Muhammed, hayatımın akışına adeta müdahale etmişti. Anlattıkları ve küçücük yaşında başına gelenleri dinledikçe küçüldüm, ufalandım, mahcubiyetten yok oldum. Birkaç gün sonra beni evlerine götürmesini istedim. Ailesinden izin alıp böyle bir şey yapabileceğini söyledi ve o gün geldi...
İşte "Muhacir Günlüğü", hayatımın olağan akışını değiştiren bu olağan karşılaşmanın ürünüdür. Bu sadece Muhammed'in hikâyesi değil, onun gibi savaştan göçüp gelmiş, kendine güvenli bir liman olarak İstanbul'u seçmiş çok sayıda mültecinin de hikâyesi. Muhammed sayesinde tanıdığım başka muhacir ailelerin trajedileri de kitabın sayfaları arasında sizleri bekliyor.

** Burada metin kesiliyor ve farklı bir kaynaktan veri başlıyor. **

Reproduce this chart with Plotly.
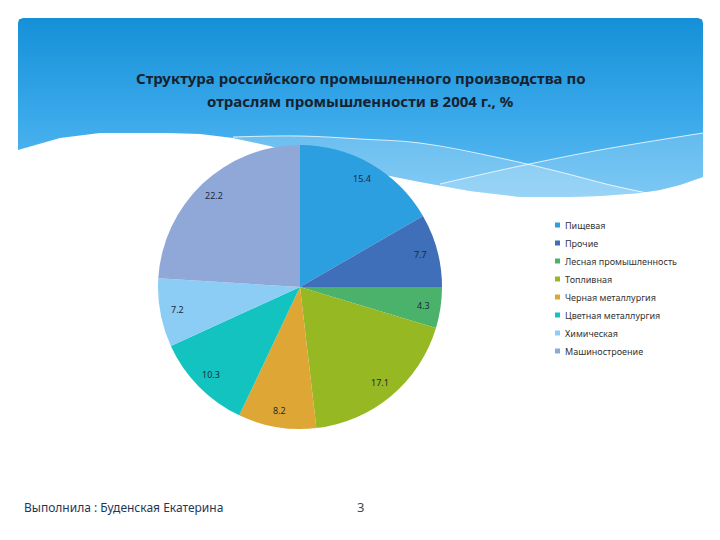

Ben, yaşarken çok ders çıkardım kendi payıma. Yazarken de...
Siz sevgili dostlar... Bu sarsıcı notları okurken siz de çok şaşıracak, "bu kadar da olmaz ki" diyeceksiniz. Belki de hayatınızın akışına müdahale edip siz de bir muhacirin derdini dert edinmek, bir yetimin başını okşamak isteyeceksiniz.